In almost simultaneous announcements, Fitch Ratings cut its credit rating for Mexico while Moody’s Investors Service shifted its outlook to negative, both warning that the state-owned oil company’s ballooning debt is a risk to public finances amid weaker growth.
Fitch downgraded Mexico to BBB from BBB+, two notches above investment grade. Minutes earlier, Moody’s changed the outlook of its A3 credit rating for Mexico to negative from stable on concern that 'unpredictable' policy-making is undermining investor confidence and economic prospects.

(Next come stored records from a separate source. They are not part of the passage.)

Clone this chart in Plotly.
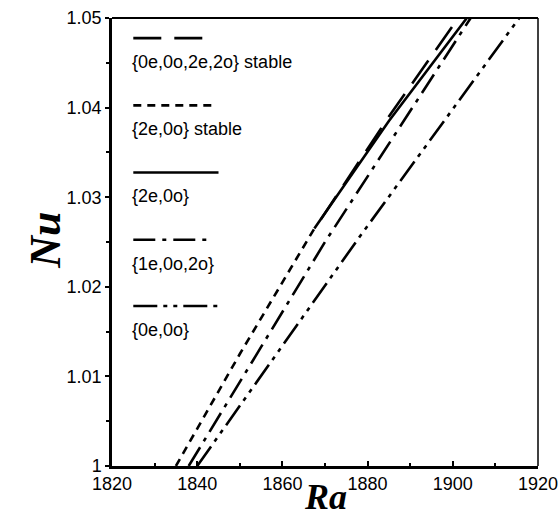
import plotly.graph_objects as go

# Data
ra_stable_4 = [1869.0, 1885.0, 1901.3]
nu_stable_4 = [1.0275, 1.0390, 1.0500]

ra_2e0o_stable = [1835.0, 1850.0, 1867.5]
nu_2e0o_stable = [1.0000, 1.0125, 1.0265]

ra_2e0o = [1867.5, 1885.0, 1903.3]
nu_2e0o = [1.0265, 1.0385, 1.0500]

ra_1e0o2o = [1838.0, 1870.0, 1904.2]
nu_1e0o2o = [1.0000, 1.0250, 1.0500]

ra_0e0o = [1840.0, 1878.0, 1915.6]
nu_0e0o = [1.0000, 1.0255, 1.0500]

legend_labels = ["{0e,0o,2e,2o} stable", "{2e,0o} stable", "{2e,0o}", "{1e,0o,2o}", "{0e,0o}"]

x_ticks = [1820, 1840, 1860, 1880, 1900, 1920]
y_ticks = [1.0, 1.01, 1.02, 1.03, 1.04, 1.05]
y_tick_text = ["1", "1.01", "1.02", "1.03", "1.04", "1.05"]

LW = 2.6
dashes = ["28px,13px", "8px,6px", "solid", "22px,7px,4px,7px", "24px,6px,4px,6px,4px,6px"]
series = [
    (ra_stable_4, nu_stable_4),
    (ra_2e0o_stable, nu_2e0o_stable),
    (ra_2e0o, nu_2e0o),
    (ra_1e0o2o, nu_1e0o2o),
    (ra_0e0o, nu_0e0o),
]

SANS = "Liberation Sans, Arial"
SERIF = "Liberation Serif, Times New Roman"

fig = go.Figure()
for (xs, ys), d, name in zip(series, dashes, legend_labels):
    fig.add_trace(go.Scatter(x=xs, y=ys, mode="lines", name=name,
                             line=dict(color="black", width=LW, dash=d),
                             showlegend=False))

# manual legend inside plot (paper coords)
leg_line_y = [0.955, 0.805, 0.655, 0.505, 0.357]
leg_line_x1 = [0.218, 0.236, 0.250, 0.231, 0.250]
for i, lab in enumerate(legend_labels):
    fig.add_trace(go.Scatter(x=[0.05, leg_line_x1[i]], y=[leg_line_y[i]] * 2,
                             xaxis="x2", yaxis="y2", mode="lines",
                             line=dict(color="black", width=LW, dash=dashes[i]),
                             showlegend=False, hoverinfo="skip"))
    fig.add_annotation(x=0.043, y=leg_line_y[i] - 0.053, xref="paper", yref="paper",
                       text=lab, showarrow=False, xanchor="left", yanchor="middle",
                       font=dict(family=SANS, size=18, color="black"))

# axis titles as annotations
fig.add_annotation(x=0.501, y=-0.070, xref="paper", yref="paper", text="<b><i>Ra</i></b>",
                   showarrow=False, xanchor="center", yanchor="middle",
                   font=dict(family=SERIF, size=36, color="black"))
fig.add_annotation(x=-0.155, y=0.505, xref="paper", yref="paper", text="<b><i>Nu</i></b>",
                   showarrow=False, xanchor="center", yanchor="middle", textangle=-90,
                   font=dict(family=SERIF, size=44, color="black"))

fig.update_layout(
    width=560, height=522,
    margin=dict(l=112, r=22, t=18, b=56),
    paper_bgcolor="white", plot_bgcolor="white",
    xaxis=dict(range=[1820, 1920], tickvals=x_ticks, ticks="inside", ticklen=5,
               tickwidth=1.5, tickcolor="black", automargin=False,
               minor=dict(dtick=10, ticks="inside", ticklen=3, tickcolor="black"),
               showgrid=False, zeroline=False, showline=True, linewidth=2.5,
               linecolor="black", mirror=False,
               tickfont=dict(family=SANS, size=18, color="black")),
    yaxis=dict(range=[1.0, 1.05], tickvals=y_ticks, ticktext=y_tick_text, ticks="outside",
               ticklen=4, tickwidth=1.5, tickcolor="black", automargin=False,
               minor=dict(dtick=0.005, ticks="outside", ticklen=3, tickcolor="black"),
               showgrid=False, zeroline=False, showline=True, linewidth=2.5,
               linecolor="black", mirror=False,
               tickfont=dict(family=SANS, size=18, color="black")),
    xaxis2=dict(range=[0, 1], overlaying="x", visible=False, fixedrange=True),
    yaxis2=dict(range=[0, 1], overlaying="y", visible=False, fixedrange=True),
)
# top & right thinner borders
fig.add_shape(type="line", xref="paper", yref="paper", x0=0, x1=1, y0=1, y1=1,
              line=dict(color="black", width=2))
fig.add_shape(type="line", xref="paper", yref="paper", x0=1, x1=1, y0=0, y1=1,
              line=dict(color="black", width=1.5))

fig.write_html("out.html")
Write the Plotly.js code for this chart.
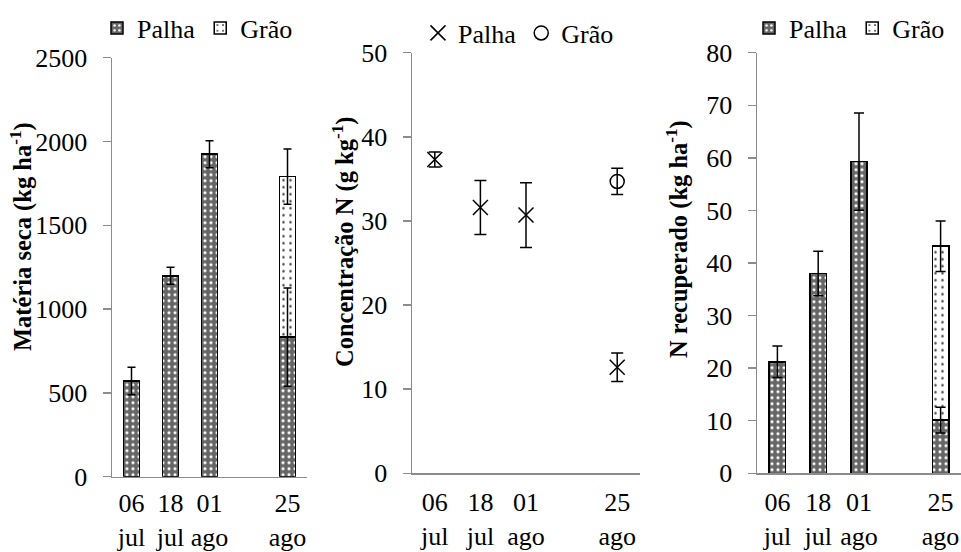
<!DOCTYPE html>
<html>
<head>
<meta charset="utf-8">
<script src="https://cdn.plot.ly/plotly-3.0.1.min.js"></script>
<style>html,body{margin:0;padding:0;background:#fff;}#chart{width:961px;height:552px;}</style>
</head>
<body>
<div id="chart"></div>
<script>
// Category slots (an empty slot separates 01 ago from 25 ago, as in the original)
const slots = ['06 jul', '18 jul', '01 ago', 'gap', '25 ago'];
const dates = ['06 jul', '18 jul', '01 ago', '25 ago'];
const tickLabels = ['06<br>jul', '18<br>jul', '01<br>ago', '25<br>ago'];

// Axis titles
const titles = ['<b>Matéria seca (kg ha<sup>-1</sup>)</b>', '<b>Concentração N (g kg<sup>-1</sup>)</b>', '<b>N recuperado (kg ha<sup>-1</sup>)</b>'];

// Matéria seca (kg ha-1)
const msPalha = [571, 1199, 1924, 833];
const msPalhaErr = [82, 50, 80, 293];
const msGrao = [null, null, null, 957];
const msGraoErr = [0, 0, 0, 165];

// Concentração N (g kg-1)
const concPalha = [37.3, 31.6, 30.7, 12.6];
const concPalhaErr = [0.9, 3.2, 3.85, 1.7];
const concGrao = [null, null, null, 34.7];
const concGraoErr = [0, 0, 0, 1.55];

// N recuperado (kg ha-1)
const nrPalha = [21.2, 38.0, 59.3, 10.1];
const nrPalhaErr = [3.0, 4.25, 9.25, 2.45];
const nrGrao = [null, null, null, 33.1];
const nrGraoErr = [0, 0, 0, 4.8];

const FONT = '"Liberation Serif", "Times New Roman", serif';
const AXC = '#8c8c8c';
const palhaPattern = {shape: '.', bgcolor: '#666666', fgcolor: '#ffffff', size: 6, solidity: 0.22};
const graoPattern = {shape: '.', bgcolor: '#ffffff', fgcolor: '#444444', size: 7, solidity: 0.1};

function stackTop(a, b) { return a.map((v, i) => b[i] == null ? null : v + b[i]); }

function barPanel(xa, ya, leg, palha, palhaErr, grao, graoErr, capW) {
  return [
    {type: 'bar', name: 'Palha', x: dates, y: palha, xaxis: xa, yaxis: ya, legend: leg,
     marker: {color: '#666666', pattern: palhaPattern, line: {color: '#000', width: 1.5}}, hoverinfo: 'skip'},
    {type: 'bar', name: 'Grão', x: dates, y: grao, xaxis: xa, yaxis: ya, legend: leg,
     marker: {color: '#ffffff', pattern: graoPattern, line: {color: '#000', width: 1.5}}, hoverinfo: 'skip'},
    {type: 'scatter', mode: 'markers', x: dates, y: palha, xaxis: xa, yaxis: ya, showlegend: false,
     marker: {size: 1, color: 'rgba(0,0,0,0)'}, hoverinfo: 'skip',
     error_y: {type: 'data', array: palhaErr, color: '#000', thickness: 1.5, width: capW}},
    {type: 'scatter', mode: 'markers', x: dates, y: stackTop(palha, grao), xaxis: xa, yaxis: ya, showlegend: false,
     marker: {size: 1, color: 'rgba(0,0,0,0)'}, hoverinfo: 'skip',
     error_y: {type: 'data', array: graoErr, color: '#000', thickness: 1.5, width: capW}}
  ];
}

const traces = [].concat(
  barPanel('x', 'y', 'legend', msPalha, msPalhaErr, msGrao, msGraoErr, 4),
  [
    {type: 'scatter', mode: 'markers', name: 'Palha', x: dates, y: concPalha, xaxis: 'x2', yaxis: 'y2', legend: 'legend2',
     marker: {symbol: 'x-thin-open', size: 15, color: '#000', line: {color: '#000', width: 1.5}}, hoverinfo: 'skip',
     error_y: {type: 'data', array: concPalhaErr, color: '#000', thickness: 1.5, width: 6}},
    {type: 'scatter', mode: 'markers', name: 'Grão', x: dates, y: concGrao, xaxis: 'x2', yaxis: 'y2', legend: 'legend2',
     marker: {symbol: 'circle-open', size: 14, color: '#000', line: {color: '#000', width: 1.5}}, hoverinfo: 'skip',
     error_y: {type: 'data', array: concGraoErr, color: '#000', thickness: 1.5, width: 6}}
  ],
  barPanel('x3', 'y3', 'legend3', nrPalha, nrPalhaErr, nrGrao, nrGraoErr, 5)
);

const W = 961, H = 552;
function xAxis(l, r, standoff) {
  return {
    domain: [l / W, r / W], type: 'category', categoryarray: slots, categoryorder: 'array',
    range: [-0.5, 4.5], showline: true, linecolor: AXC, linewidth: 1.5, ticks: '',
    tickmode: 'array', tickvals: dates, ticktext: tickLabels, ticklabelstandoff: standoff,
    showgrid: false, zeroline: false, fixedrange: true,
    tickfont: {family: FONT, size: 26, color: '#000'}
  };
}
function yAxis(anchor, bottom, top, range, dtick) {
  return {
    anchor: anchor, domain: [1 - bottom / H, 1 - top / H], range: range, dtick: dtick,
    showline: true, linecolor: AXC, linewidth: 1.5, ticks: 'outside', ticklen: 8, tickcolor: AXC, tickwidth: 1.5,
    ticklabelstandoff: 10, showgrid: false, zeroline: false, fixedrange: true,
    tickfont: {family: FONT, size: 26, color: '#000'}
  };
}
function yTitle(text, xpx, ypx) {
  return {text: text, xref: 'paper', yref: 'paper', x: xpx / W, y: 1 - ypx / H, textangle: -90,
    xanchor: 'center', yanchor: 'middle', showarrow: false,
    font: {family: FONT, size: 24.5, color: '#000'}};
}

const legendBase = {orientation: 'h', xanchor: 'left', yanchor: 'middle', bgcolor: 'rgba(0,0,0,0)',
  font: {family: FONT, size: 26, color: '#000'}, traceorder: 'normal'};

const layout = {
  width: W, height: H, margin: {l: 0, r: 0, t: 0, b: 0},
  paper_bgcolor: '#fff', plot_bgcolor: '#fff',
  font: {family: FONT, color: '#000'},
  barmode: 'stack', bargap: 0.6,
  xaxis: Object.assign(xAxis(112, 307, 3), {anchor: 'y'}),
  yaxis: yAxis('x', 476.7, 57.7, [0, 2500], 500),
  xaxis2: Object.assign(xAxis(412, 640, 5), {anchor: 'y2'}),
  yaxis2: yAxis('x2', 473.3, 52.7, [0, 50], 10),
  xaxis3: Object.assign(xAxis(757, 961, 5), {anchor: 'y3'}),
  yaxis3: yAxis('x3', 473.3, 52.7, [0, 80], 10),
  annotations: [
    yTitle(titles[0], 21, 237),
    yTitle(titles[1], 344, 242),
    yTitle(titles[2], 677, 239)
  ],
  legend: Object.assign({}, legendBase, {x: 97 / W, y: 1 - 28 / H}),
  legend2: Object.assign({}, legendBase, {x: 418 / W, y: 1 - 33 / H}),
  legend3: Object.assign({}, legendBase, {x: 749 / W, y: 1 - 28 / H}),
  showlegend: true
};

Plotly.newPlot('chart', traces, layout, {displayModeBar: false, staticPlot: true});
</script>
</body>
</html>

“Meeting fiscal targets will become more difficult heading into 2020 and could result in tighter policy that creates a further headwind to growth,' Fitch said in its statement.
Mexico’s peso fell on the news, dropping 1.2% to 19.8194 per dollar at 6:38 p.m. in New York.
Lower growth, together with changes in energy policy and the role of state-owned oil company Petroleos Mexicanos, or Pemex, present risks to the nation’s mid-term fiscal outlook, Moody’s said.
“I don’t think it’s unexpected, all the ratings agencies are on point about this whole situation and I think Pemex is really one of the major drivers of it,” said Wilbur Matthews, Vaquero Global Investment LP founder. “It’s Pemex and uncertainty about policy, and whether the policy is going to be outright bad or at some point get realistic.”